AIM
Reproduce the lines of the material exactly, excluding every image.

RECORDED INFORMATION
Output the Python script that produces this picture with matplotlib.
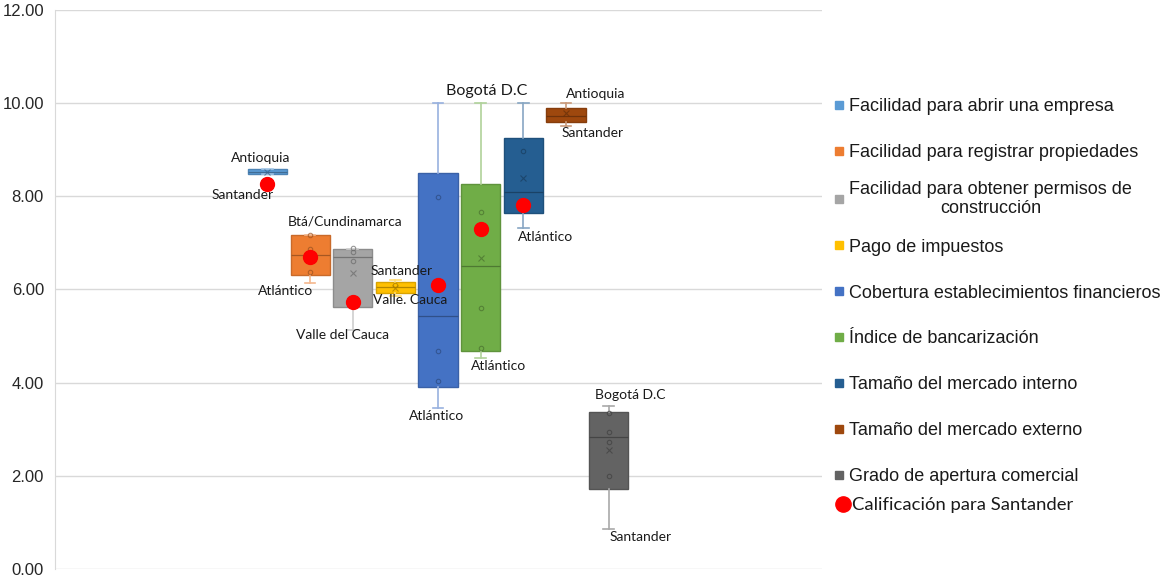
import numpy as np
import matplotlib.pyplot as plt
from matplotlib.lines import Line2D
from matplotlib.markers import MarkerStyle
from matplotlib.transforms import Affine2D
from matplotlib.colors import to_rgb

# --- data ---
series = ['Facilidad para abrir una empresa',
          'Facilidad para registrar propiedades',
          'Facilidad para obtener permisos de\nconstrucción',
          'Pago de impuestos',
          'Cobertura establecimientos financieros',
          'Índice de bancarización',
          'Tamaño del mercado interno',
          'Tamaño del mercado externo',
          'Grado de apertura comercial']
colors = ['#5B9BD5', '#ED7D31', '#A5A5A5', '#FFC000', '#4472C4',
          '#70AD47', '#255E91', '#9E480E', '#636363']

q1 = [8.48, 6.31, 5.62, 5.92, 3.91, 4.68, 7.64, 9.59, 1.72]
q3 = [8.58, 7.17, 6.87, 6.16, 8.50, 8.26, 9.25, 9.89, 3.37]
med = [8.53, 6.74, 6.70, 6.05, 5.43, 6.50, 8.09, 9.72, 2.83]
whislo = [8.48, 6.14, 5.13, 5.85, 3.45, 4.53, 7.32, 9.51, 0.86]
whishi = [8.58, 7.17, 6.87, 6.20, 10.0, 10.0, 10.0, 10.0, 3.50]
means = [8.53, 6.68, 6.35, 6.03, 6.10, 6.67, 8.39, 9.78, 2.55]
inner_pts = [[], [7.17, 6.87, 6.38], [6.90, 6.80, 6.62], [6.10],
             [7.98, 4.68, 4.03], [7.66, 5.60, 4.74], [8.97], [], [3.35, 2.94, 2.73, 2.00]]
santander = [8.26, 6.70, 5.73, np.nan, 6.09, 7.30, 7.81, np.nan, np.nan]

top_labels = ['Antioquia', 'Btá/Cundinamarca', None, 'Santander', None,
              'Bogotá D.C', None, 'Antioquia', 'Bogotá D.C']
bottom_labels = ['Santander', 'Atlántico', 'Valle del Cauca', 'Valle. Cauca', 'Atlántico',
                 'Atlántico', 'Atlántico', 'Santander', 'Santander']

# label offsets in pixels from the whisker ends
top_off = [(-7, 11), (35, 13), None, (6, 9), None, (6, 12), None, (30, 9), (22, 11)]
bot_off = [(-25, -21), (-25, -8), (-10, -5), (15, -4), (-2, -8), (18, -8), (22, -9), (27, -7), (32, -8)]


def mix(c, other, t):
    c = np.array(to_rgb(c))
    return tuple(c * (1 - t) + np.array(other) * t)


pos = np.arange(1, len(series) + 1)

fig = plt.figure(figsize=(11.66, 5.77), dpi=100)
ax = fig.add_axes([0.0472, 0.0139, 0.6578, 0.9688])

stats = []
for i in range(len(series)):
    stats.append(dict(med=med[i], q1=q1[i], q3=q3[i], whislo=whislo[i],
                      whishi=whishi[i], mean=means[i], fliers=[]))

bp = ax.bxp(stats, positions=pos, widths=0.92, patch_artist=True, showmeans=True,
            showfliers=False, capwidths=0.25, zorder=2)

for i, c in enumerate(colors):
    edge = mix(c, (0, 0, 0), 0.15)
    light = mix(c, (1, 1, 1), 0.45)
    bp['boxes'][i].set_facecolor(c)
    bp['boxes'][i].set_edgecolor(edge)
    bp['boxes'][i].set_linewidth(1.0)
    bp['medians'][i].set_color(mix(c, (0, 0, 0), 0.3))
    bp['medians'][i].set_linewidth(0.9)
    for ln in bp['whiskers'][2 * i:2 * i + 2] + bp['caps'][2 * i:2 * i + 2]:
        ln.set_color(light)
        ln.set_linewidth(1.2)
    m = bp['means'][i]
    m.set_marker('x')
    m.set_markersize(5)
    m.set_markeredgecolor(mix(c, (0, 0, 0), 0.35))
    m.set_markeredgewidth(0.8)
    m.set_alpha(0.7)
    if inner_pts[i]:
        ax.plot([pos[i]] * len(inner_pts[i]), inner_pts[i], 'o', ms=3.2, mfc='none',
                mec=mix(c, (0, 0, 0), 0.35), mew=0.8, alpha=0.7, zorder=3)

ax.plot(pos, santander, 'o', color='#FF0000', ms=10, ls='none', zorder=4)

for i in range(len(series)):
    if top_labels[i]:
        fs = 11.5 if i == 5 else 10
        ax.annotate(top_labels[i], xy=(pos[i], whishi[i]), xytext=top_off[i],
                    textcoords='offset pixels', ha='center', va='center',
                    fontsize=fs, family='Lato', color='#1a1a1a')
    ax.annotate(bottom_labels[i], xy=(pos[i], whislo[i]), xytext=bot_off[i],
                textcoords='offset pixels', ha='center', va='center',
                fontsize=10, family='Lato', color='#1a1a1a')

ax.set_xlim(-3.98, 14.0)
ax.set_ylim(0, 12)
ax.set_yticks(np.arange(0, 12.1, 2))
ax.set_yticklabels([f'{v:.2f}' for v in np.arange(0, 12.1, 2)],
                   family='Liberation Sans', fontsize=12, color='#262626')
ax.set_xticks([])
ax.tick_params(axis='y', length=0, pad=8)
ax.grid(axis='y', color='#D9D9D9', lw=1)
ax.set_axisbelow(True)
for s in ['top', 'right', 'bottom']:
    ax.spines[s].set_visible(False)
ax.spines['left'].set_color('#D9D9D9')

sq = MarkerStyle('s', transform=Affine2D().translate(0, -0.6))
handles = [Line2D([], [], marker=sq, ls='none', color=c, ms=6) for c in colors]
leg = fig.legend(handles, series, loc='upper left', bbox_to_anchor=(0.716, 0.846),
                 frameon=False, prop={'family': 'Liberation Sans', 'size': 13},
                 handlelength=0.5, handletextpad=0.3, handleheight=2.5,
                 labelspacing=0.67, borderpad=0, borderaxespad=0)
for t in leg.get_texts():
    t.set_multialignment('center')
    t.set_color('#1a1a1a')

leg2 = fig.legend([Line2D([], [], marker='o', ls='none', color='#FF0000', ms=11)],
                  ['Calificación para Santander'], loc='upper left',
                  bbox_to_anchor=(0.718, 0.138), frameon=False,
                  prop={'family': 'Lato', 'size': 13.3}, handlelength=0.6,
                  handletextpad=0.2, borderpad=0, borderaxespad=0)
for t in leg2.get_texts():
    t.set_color('#1a1a1a')

fig.savefig('out.png', dpi=100)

FINAL ANSWER
Output the Python script that produces this picture with matplotlib.
import numpy as np
import matplotlib.pyplot as plt
from matplotlib.lines import Line2D
from matplotlib.markers import MarkerStyle
from matplotlib.transforms import Affine2D
from matplotlib.colors import to_rgb

# --- data ---
series = ['Facilidad para abrir una empresa',
          'Facilidad para registrar propiedades',
          'Facilidad para obtener permisos de\nconstrucción',
          'Pago de impuestos',
          'Cobertura establecimientos financieros',
          'Índice de bancarización',
          'Tamaño del mercado interno',
          'Tamaño del mercado externo',
          'Grado de apertura comercial']
colors = ['#5B9BD5', '#ED7D31', '#A5A5A5', '#FFC000', '#4472C4',
          '#70AD47', '#255E91', '#9E480E', '#636363']

q1 = [8.48, 6.31, 5.62, 5.92, 3.91, 4.68, 7.64, 9.59, 1.72]
q3 = [8.58, 7.17, 6.87, 6.16, 8.50, 8.26, 9.25, 9.89, 3.37]
med = [8.53, 6.74, 6.70, 6.05, 5.43, 6.50, 8.09, 9.72, 2.83]
whislo = [8.48, 6.14, 5.13, 5.85, 3.45, 4.53, 7.32, 9.51, 0.86]
whishi = [8.58, 7.17, 6.87, 6.20, 10.0, 10.0, 10.0, 10.0, 3.50]
means = [8.53, 6.68, 6.35, 6.03, 6.10, 6.67, 8.39, 9.78, 2.55]
inner_pts = [[], [7.17, 6.87, 6.38], [6.90, 6.80, 6.62], [6.10],
             [7.98, 4.68, 4.03], [7.66, 5.60, 4.74], [8.97], [], [3.35, 2.94, 2.73, 2.00]]
santander = [8.26, 6.70, 5.73, np.nan, 6.09, 7.30, 7.81, np.nan, np.nan]

top_labels = ['Antioquia', 'Btá/Cundinamarca', None, 'Santander', None,
              'Bogotá D.C', None, 'Antioquia', 'Bogotá D.C']
bottom_labels = ['Santander', 'Atlántico', 'Valle del Cauca', 'Valle. Cauca', 'Atlántico',
                 'Atlántico', 'Atlántico', 'Santander', 'Santander']

# label offsets in pixels from the whisker ends
top_off = [(-7, 11), (35, 13), None, (6, 9), None, (6, 12), None, (30, 9), (22, 11)]
bot_off = [(-25, -21), (-25, -8), (-10, -5), (15, -4), (-2, -8), (18, -8), (22, -9), (27, -7), (32, -8)]


def mix(c, other, t):
    c = np.array(to_rgb(c))
    return tuple(c * (1 - t) + np.array(other) * t)


pos = np.arange(1, len(series) + 1)

fig = plt.figure(figsize=(11.66, 5.77), dpi=100)
ax = fig.add_axes([0.0472, 0.0139, 0.6578, 0.9688])

stats = []
for i in range(len(series)):
    stats.append(dict(med=med[i], q1=q1[i], q3=q3[i], whislo=whislo[i],
                      whishi=whishi[i], mean=means[i], fliers=[]))

bp = ax.bxp(stats, positions=pos, widths=0.92, patch_artist=True, showmeans=True,
            showfliers=False, capwidths=0.25, zorder=2)

for i, c in enumerate(colors):
    edge = mix(c, (0, 0, 0), 0.15)
    light = mix(c, (1, 1, 1), 0.45)
    bp['boxes'][i].set_facecolor(c)
    bp['boxes'][i].set_edgecolor(edge)
    bp['boxes'][i].set_linewidth(1.0)
    bp['medians'][i].set_color(mix(c, (0, 0, 0), 0.3))
    bp['medians'][i].set_linewidth(0.9)
    for ln in bp['whiskers'][2 * i:2 * i + 2] + bp['caps'][2 * i:2 * i + 2]:
        ln.set_color(light)
        ln.set_linewidth(1.2)
    m = bp['means'][i]
    m.set_marker('x')
    m.set_markersize(5)
    m.set_markeredgecolor(mix(c, (0, 0, 0), 0.35))
    m.set_markeredgewidth(0.8)
    m.set_alpha(0.7)
    if inner_pts[i]:
        ax.plot([pos[i]] * len(inner_pts[i]), inner_pts[i], 'o', ms=3.2, mfc='none',
                mec=mix(c, (0, 0, 0), 0.35), mew=0.8, alpha=0.7, zorder=3)

ax.plot(pos, santander, 'o', color='#FF0000', ms=10, ls='none', zorder=4)

for i in range(len(series)):
    if top_labels[i]:
        fs = 11.5 if i == 5 else 10
        ax.annotate(top_labels[i], xy=(pos[i], whishi[i]), xytext=top_off[i],
                    textcoords='offset pixels', ha='center', va='center',
                    fontsize=fs, family='Lato', color='#1a1a1a')
    ax.annotate(bottom_labels[i], xy=(pos[i], whislo[i]), xytext=bot_off[i],
                textcoords='offset pixels', ha='center', va='center',
                fontsize=10, family='Lato', color='#1a1a1a')

ax.set_xlim(-3.98, 14.0)
ax.set_ylim(0, 12)
ax.set_yticks(np.arange(0, 12.1, 2))
ax.set_yticklabels([f'{v:.2f}' for v in np.arange(0, 12.1, 2)],
                   family='Liberation Sans', fontsize=12, color='#262626')
ax.set_xticks([])
ax.tick_params(axis='y', length=0, pad=8)
ax.grid(axis='y', color='#D9D9D9', lw=1)
ax.set_axisbelow(True)
for s in ['top', 'right', 'bottom']:
    ax.spines[s].set_visible(False)
ax.spines['left'].set_color('#D9D9D9')

sq = MarkerStyle('s', transform=Affine2D().translate(0, -0.6))
handles = [Line2D([], [], marker=sq, ls='none', color=c, ms=6) for c in colors]
leg = fig.legend(handles, series, loc='upper left', bbox_to_anchor=(0.716, 0.846),
                 frameon=False, prop={'family': 'Liberation Sans', 'size': 13},
                 handlelength=0.5, handletextpad=0.3, handleheight=2.5,
                 labelspacing=0.67, borderpad=0, borderaxespad=0)
for t in leg.get_texts():
    t.set_multialignment('center')
    t.set_color('#1a1a1a')

leg2 = fig.legend([Line2D([], [], marker='o', ls='none', color='#FF0000', ms=11)],
                  ['Calificación para Santander'], loc='upper left',
                  bbox_to_anchor=(0.718, 0.138), frameon=False,
                  prop={'family': 'Lato', 'size': 13.3}, handlelength=0.6,
                  handletextpad=0.2, borderpad=0, borderaxespad=0)
for t in leg2.get_texts():
    t.set_color('#1a1a1a')

fig.savefig('out.png', dpi=100)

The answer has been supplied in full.